Question
Can you regrow the insulating sheath around nerve cells?
Answer
Chris - Danny has got in touch from Facebook and he's saying, is it possible to regrow the myelin sheath around axons with stem cells? So, in other words, the stem cells that you're finding how to re-activate, have you got evidence that you can in a human remyelinate damaged nerves?
Luke - With our drug, we don't have the in vivo human data, of course, yet. We'll need clinical evaluation for that, but there is in vitro and in vivo data both in rodent and man that these stem cells are capable of repairing damaged axons and remyelinating. So yes, there is data for that.
Hannah - Thanks ever so much, Luke. Alastair, I believe that you've been working with someone who's also working on regrowing myelin sheath.

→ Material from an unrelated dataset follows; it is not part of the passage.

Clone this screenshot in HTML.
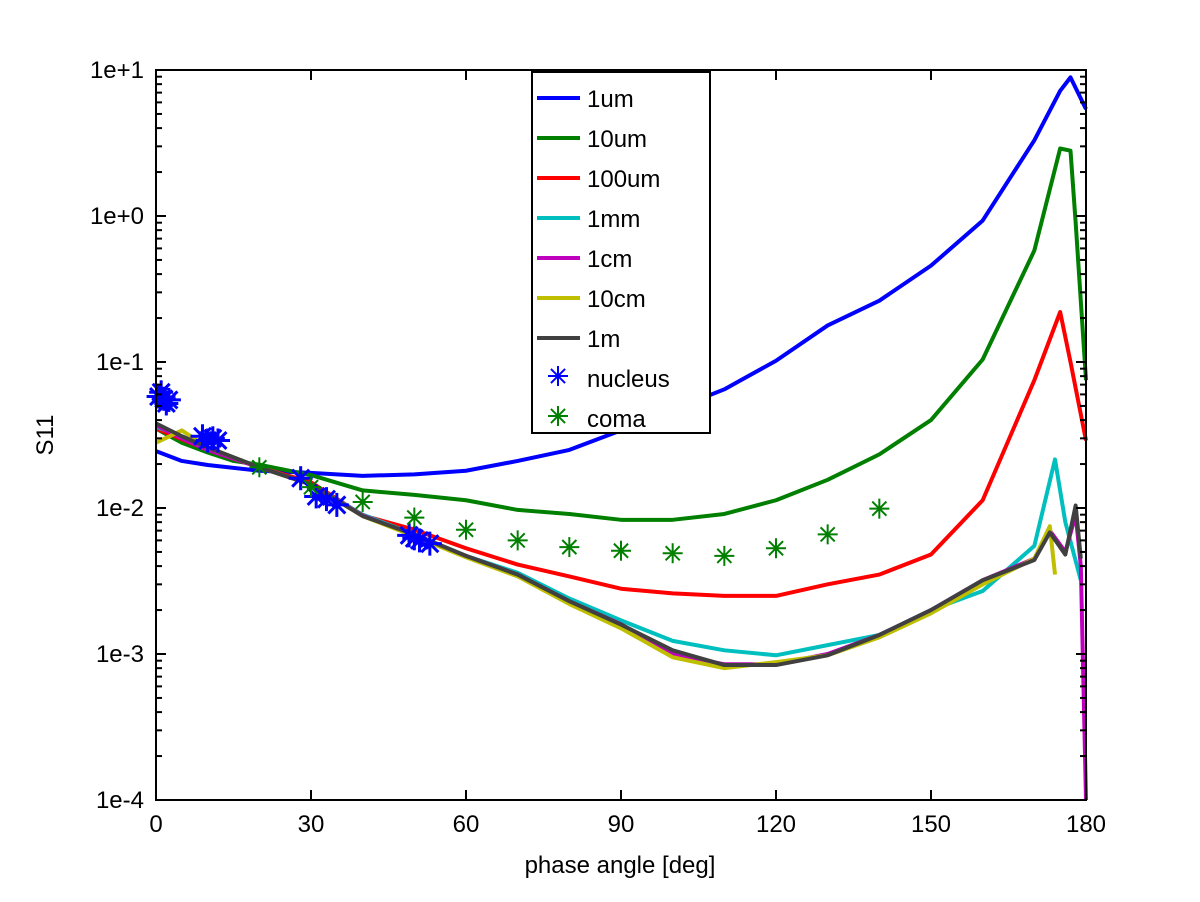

Alastair - Well, we read Luke's work recently in the journal Nature with great interest and it's really fantastic that there are now agents being identified, albeit still in animal models, which have the potential to enhance remyelination. So, as medical scientists, neurologists, we're very optimistic that molecules, drugs if you like, will become available which can help the body to repair itself to improve, as we say, endogenous remyelination. The anticholinergic drug that Luke discussed is one such, and there are others. In our own university, here in Cambridge, Robin Franklin has identified some molecules which are in the same general family of improving endogenous remyelination. I'm sure that these will gain interaction and make it to licenses in due course, but that will be a slow process.